Mobile operator Orange Burkina Faso is reportedly unable to access almost 15% of its telecom sites due to the security situation in those areas as fighting between the military government and Islamist armed groups continues.
According to a report on Friday from the Ecofin news agency, Jérôme Hénique, executive director of Orange Africa and the Middle East (OMEA), told French public radio RFI that the telco’s technical teams can no longer go to such sites to carry out essential maintenance, which in turn is impacting service quality.
“There is strong insecurity [in] red zones that prevent us from operating in a part of the country,” Hénique told RFI, saying the telco would not risk the lives of its employees to carry out maintenance or repairs at telecoms sites in such areas.

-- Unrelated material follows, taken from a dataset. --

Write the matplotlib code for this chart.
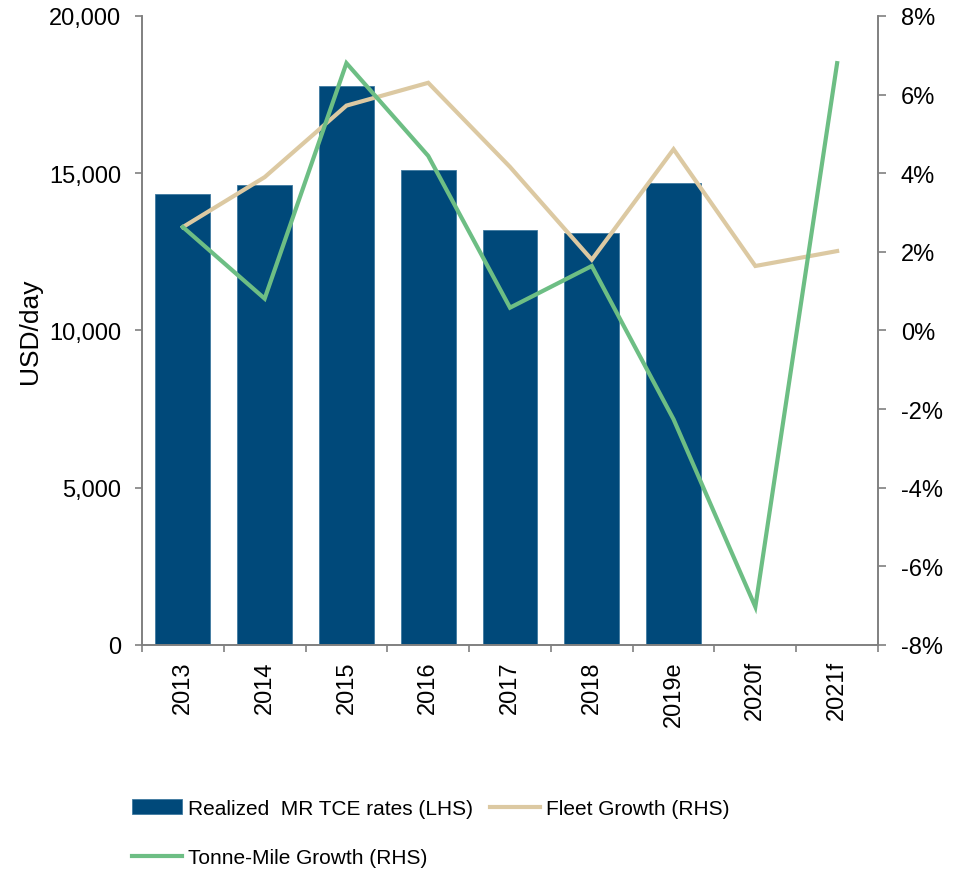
import matplotlib
matplotlib.use("Agg")
import matplotlib.pyplot as plt
from matplotlib.ticker import FuncFormatter, FixedLocator
import numpy as np

plt.rcParams['font.family'] = ['Liberation Sans', 'DejaVu Sans']

categories = ["2013", "2014", "2015", "2016", "2017", "2018", "2019e", "2020f", "2021f"]
tce_rates = [14330, 14630, 17760, 15090, 13210, 13110, 14690, None, None]
fleet_growth = [2.63, 3.90, 5.72, 6.30, 4.16, 1.80, 4.61, 1.64, 2.02]
tonne_mile_growth = [2.63, 0.81, 6.80, 4.44, 0.58, 1.64, -2.26, -7.03, 6.80]

bar_color = "#00497A"
fleet_color = "#DCC9A2"
tonne_color = "#6DBE84"
axis_color = "#808080"

fig = plt.figure(figsize=(9.62, 8.70), dpi=100)
ax = fig.add_axes([0.1476, 0.2575, 0.9127 - 0.1476, 0.9805 - 0.2575])
ax2 = ax.twinx()

x = np.arange(len(categories))
bar_x = [xi for xi, v in zip(x, tce_rates) if v is not None]
bar_v = [v for v in tce_rates if v is not None]
bars = ax.bar(bar_x, bar_v, width=0.67, color=bar_color, edgecolor="#3F7AA0", linewidth=0.6, zorder=2)

l1, = ax2.plot(x, fleet_growth, color=fleet_color, lw=3.0, solid_joinstyle='miter', zorder=3)
l2, = ax2.plot(x, tonne_mile_growth, color=tonne_color, lw=3.0, solid_joinstyle='miter', zorder=4)

ax.set_xlim(-0.5, len(categories) - 0.5)
ax.set_ylim(0, 20000)
ax2.set_ylim(-8, 8)
ax.set_yticks(np.arange(0, 20001, 5000))
ax.yaxis.set_major_formatter(FuncFormatter(lambda v, p: f"{int(v):,}"))
ax2.set_yticks(np.arange(-8, 9, 2))
ax2.yaxis.set_major_formatter(FuncFormatter(lambda v, p: f"{int(v)}%"))

ax.set_xticks(x)
ax.set_xticklabels(categories, rotation=90, fontsize=17)
ax.tick_params(axis='x', length=0, pad=11)
ax.xaxis.set_minor_locator(FixedLocator(np.arange(-0.5, len(categories), 1.0)))
ax.tick_params(axis='x', which='minor', length=5, color=axis_color, width=1.2, direction='out')

ax.tick_params(axis='y', labelsize=17, length=5, color=axis_color, width=1.2, pad=10)
ax2.tick_params(axis='y', labelsize=17, length=5.5, color=axis_color, width=1.2, pad=11)

for a in (ax, ax2):
    a.spines['top'].set_visible(False)
    for s in ('left', 'right', 'bottom'):
        a.spines[s].set_color(axis_color)
        a.spines[s].set_linewidth(1.2)

ax.set_ylabel("USD/day", fontsize=19, labelpad=5)

handles = [bars, l2, l1]
labels = ["Realized  MR TCE rates (LHS)", "Tonne-Mile Growth (RHS)", "Fleet Growth (RHS)"]
fig.legend(handles, labels, ncol=2, loc='upper left', bbox_to_anchor=(0.137, 0.0805),
           frameon=False, fontsize=15, handlelength=2.4, handletextpad=0.3,
           columnspacing=0.8, labelspacing=1.45, borderpad=0, borderaxespad=0)

fig.savefig("out.png", dpi=100)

According to Human Rights Watch, government forces have been fighting insurgencies by the Al-Qaeda-linked Group for the Support of Islam and Muslims (Jama’at Nusrat al-Islam wa al-Muslimeen, JNIM) and the Islamic State in the Greater Sahara (ISGS) since they entered Burkina Faso via Mali in 2016.
Since then, both groups have attacked government security forces, civilians and even each other. According to provisional figures from US-based non-profit group Armed Conflict Location & Event Data (ACLED), over 20,000 people have been killed since the conflict began, many of them civilians.
In late August, Burkina Faso’s Minister of Digital Transition, Post and Electronic Communications, Aminata Zerbo-Sabane, told local state broadcaster Radiodiffusion-Télévision du Burkina (RTB) that vandalism or destruction of telecoms infrastructure committed by terrorists in several areas of the country had reduced coverage of mobile telephony and Internet services by 10% to 20%.
She also said the government had committed to invest XOF3 billion (US$5 million) to restore telecoms infrastructure in those areas, according to a separate Ecofin report.
A recent report from the Electronic Communications and Postal Regulatory Authority (ARCEP) said that 681 telecoms sites in Burkina Faso were inaccessible or out of service (or both) as of August 2023, compared to 632 the previous year.
Nevertheless, Zerbo-Sabane said last month that Burkina Faso plans to extend mobile and internet services to 1,000 remote areas without access to telephony and internet services over the next three years.
ARCEP figures also show that mobile service coverage in Burkina Faso stands at 85%, while 3G internet covers 64% of the country, and 4G internet covers 46%.